We are three wins away from our second undefeated season in the last three seasons.
I think it is clear that VSU is picking up steam, and the program is not planning on slowing down any time soon.
Making the jump to the FCS would make sense athletically, and I think it would attract more students to VSU since football is such an important sport in the south.
We have the fanbase to make the move. Thousands of people love the Blazers, and moving up to a play tougher teams would only increase the pride that Blazer fans have for their team, while it would also attract new fans.
VSU wouldn’t have to adapt much in the way of scheduling and travelling to away games as we would simply move into a conference that consists of teams in our southeastern region of the country.
There are some problems, though.
According to VSU athletic director Herb Reinhard in an interview with the Valdosta Daily Times, the FCS conference that we would likely move into—the Southern Conference, which includes Mercer, Chattanooga, Furman and Wofford—is not interested in working with Division II schools.
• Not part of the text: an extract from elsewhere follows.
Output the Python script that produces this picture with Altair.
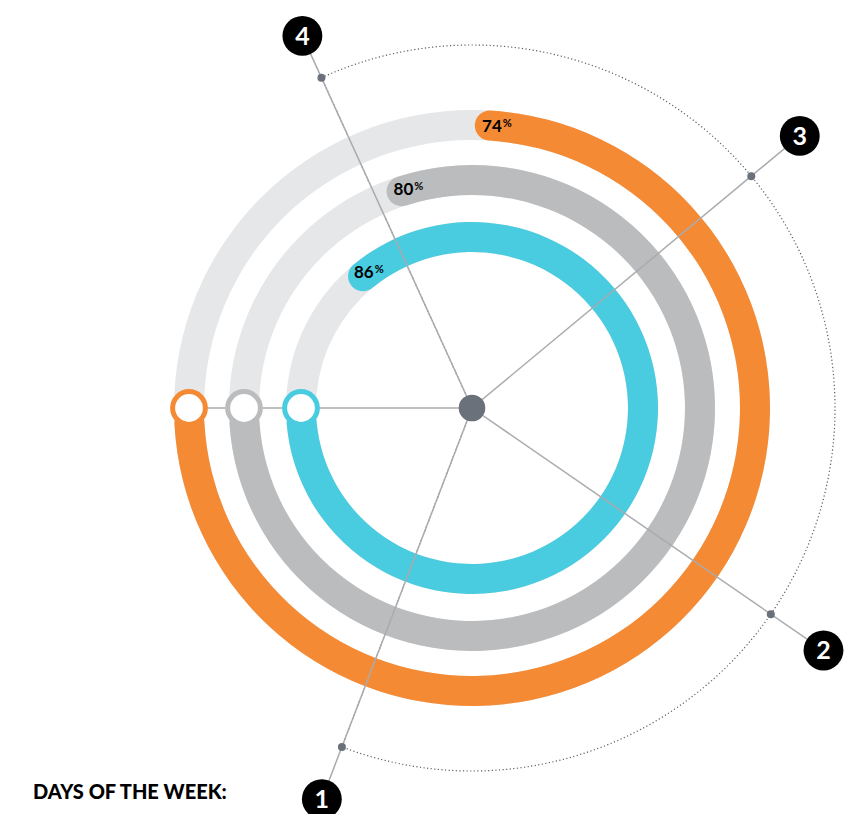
import math
import numpy as np
import pandas as pd
import altair as alt

# ---- values ----
ring_names = ["outer", "middle", "inner"]
ring_pct = [74, 80, 86]
ring_colors = ["#f58a34", "#bbbcbe", "#49cbe0"]
day_labels = ["1", "2", "3", "4"]
day_angles = [201.0, 124.6, 50.3, -24.5]      # degrees, clockwise from 12 o'clock
day_label_radius = [419, 427, 426, 409]
title_text = "DAYS OF THE WEEK:"

# ---- layout / style ----
ring_radius = [283, 228, 171]
ring_width = 30
start_angle = 270          # rings start at 9 o'clock
dot_radius = 363
track_color = "#e6e7e8"
spoke_color = "#a9abae"
hub_color = "#6b717a"


def polar(r, deg):
    a = np.radians(deg)
    return r * np.sin(a), r * np.cos(a)


half = ring_width / 2
rings = pd.DataFrame({"name": ring_names, "pct": ring_pct, "r": ring_radius})
rings["cx"] = 0.0
rings["cy"] = 0.0
rings["ri"] = rings["r"] - half
rings["ro"] = rings["r"] + half
cap_deg = np.degrees(half / rings["r"])
end_deg = start_angle - rings["pct"] * 3.6
rings["t_start"] = end_deg - cap_deg
rings["t_end"] = float(start_angle)
rings["trk0"] = 0.0
rings["trk1"] = 360.0
txt_deg = end_deg + np.degrees(6 / rings["r"])
rings["tx"], rings["ty"] = polar(rings["r"], txt_deg)
rings["mx"], rings["my"] = polar(rings["r"], start_angle)
rings["num"] = rings["pct"].astype(str)
rings["pc"] = "%"

days = pd.DataFrame({"day": day_labels, "ang": day_angles, "lr": day_label_radius})
days["x0"] = 0.0
days["y0"] = 0.0
days["dx_"], days["dy_"] = polar(dot_radius, days["ang"])
days["lx"], days["ly"] = polar(days["lr"], days["ang"])

arcdf = pd.DataFrame({
    "cx": [0.0], "cy": [0.0], "r": [dot_radius],
    "t0": [day_angles[3]], "t1": [day_angles[0]],
})
hline = pd.DataFrame({"x0": [0.0], "y0": [0.0],
                      "x1": [float(rings["mx"].min())], "y1": [0.0]})
hub = pd.DataFrame({"x": [0.0], "y": [0.0]})

xs = alt.Scale(domain=[-464, 386], nice=False, zero=False)
ys = alt.Scale(domain=[-406, 400], nice=False, zero=False)
ts = alt.Scale(domain=[0, 360], range=[0, 2 * math.pi], nice=False, zero=False)
col = alt.Scale(domain=ring_names, range=ring_colors)

X = lambda f: alt.X(f, type="quantitative", scale=xs, axis=None)
Y = lambda f: alt.Y(f, type="quantitative", scale=ys, axis=None)

dotted = alt.Chart(arcdf).mark_arc(
    filled=False, stroke="#5a5e66", strokeWidth=1.2, strokeDash=[1.2, 2.4]
).encode(
    x=X("cx"), y=Y("cy"),
    theta=alt.Theta("t0:Q", scale=ts, stack=None), theta2="t1:Q",
    radius=alt.Radius("r:Q", scale=None),
)

track = alt.Chart(rings).mark_arc(color=track_color).encode(
    x=X("cx"), y=Y("cy"),
    theta=alt.Theta("trk0:Q", scale=ts, stack=None), theta2="trk1:Q",
    radius=alt.Radius("ro:Q", scale=None), radius2="ri:Q",
)

progress = alt.Chart(rings).mark_arc(cornerRadius=half).encode(
    x=X("cx"), y=Y("cy"),
    theta=alt.Theta("t_start:Q", scale=ts, stack=None), theta2="t_end:Q",
    radius=alt.Radius("ro:Q", scale=None), radius2="ri:Q",
    color=alt.Color("name:N", scale=col, legend=None),
)

hl = alt.Chart(hline).mark_rule(color=spoke_color, strokeWidth=1.5).encode(
    x=X("x0"), y=Y("y0"), x2="x1", y2="y1"
)

spokes = alt.Chart(days).mark_rule(color=spoke_color, strokeWidth=1.5).encode(
    x=X("x0"), y=Y("y0"), x2="lx", y2="ly"
)

dots = alt.Chart(days).mark_point(
    shape="circle", filled=True, size=64, color=hub_color, opacity=1
).encode(x=X("dx_"), y=Y("dy_"))

hubc = alt.Chart(hub).mark_point(
    shape="circle", filled=True, size=707, color=hub_color, opacity=1
).encode(x=X("x"), y=Y("y"))

markers = alt.Chart(rings).mark_point(
    shape="circle", filled=True, fill="white", size=1075, strokeWidth=5, opacity=1
).encode(
    x=X("mx"), y=Y("my"),
    stroke=alt.Stroke("name:N", scale=col, legend=None),
)

badges = alt.Chart(days).mark_point(
    shape="circle", filled=True, size=1590, color="black", opacity=1
).encode(x=X("lx"), y=Y("ly"))

badge_txt = alt.Chart(days).mark_text(
    font="Lato", fontWeight="bold", fontSize=25, color="white",
    align="center", baseline="middle", dy=1
).encode(x=X("lx"), y=Y("ly"), text="day:N")

pct_num = alt.Chart(rings).mark_text(
    font="Lato", fontWeight="bold", fontSize=17, color="#000000",
    align="right", baseline="middle", dx=6, dy=1
).encode(x=X("tx"), y=Y("ty"), text="num:N")

pct_sym = alt.Chart(rings).mark_text(
    font="Lato", fontWeight="bold", fontSize=11, color="#000000",
    align="left", baseline="middle", dx=7, dy=-2
).encode(x=X("tx"), y=Y("ty"), text="pc:N")

title = alt.Chart(pd.DataFrame({"t": [title_text]})).mark_text(
    font="Lato", fontWeight=900, fontSize=20, color="#000000",
    align="left", baseline="middle"
).encode(x=alt.value(25), y=alt.value(785), text="t:N")

chart = alt.layer(
    dotted, track, progress, hl, spokes, dots, hubc, markers,
    badges, badge_txt, pct_num, pct_sym, title
).properties(
    width=850, height=806, padding=0,
    autosize=alt.AutoSizeParams(type="none"),
).configure_view(stroke=None)

chart.save("out.html", embed_options={"renderer": "svg", "actions": False})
That was true as of 2013, but we’ve won so many games since then that one would think that a change would be on its way by now.
However, to compete in Division I sports, a university must have 16 sports programs that can represent it.
VSU only has 12.
There is also a money problem according to Reinhard, which you can’t argue with.
He explains how only a few Division I schools actually make money through football. VSU simply doesn’t have the means to make the jump right now.
Unless that changes, then watching VSU play against bigger schools like Wofford and Western Carolina is only a pipe dream.
All the team can do is stay consistent with its winning ways and see what options become available as the years go by.
A few more national championships wouldn’t hurt anything either, boys.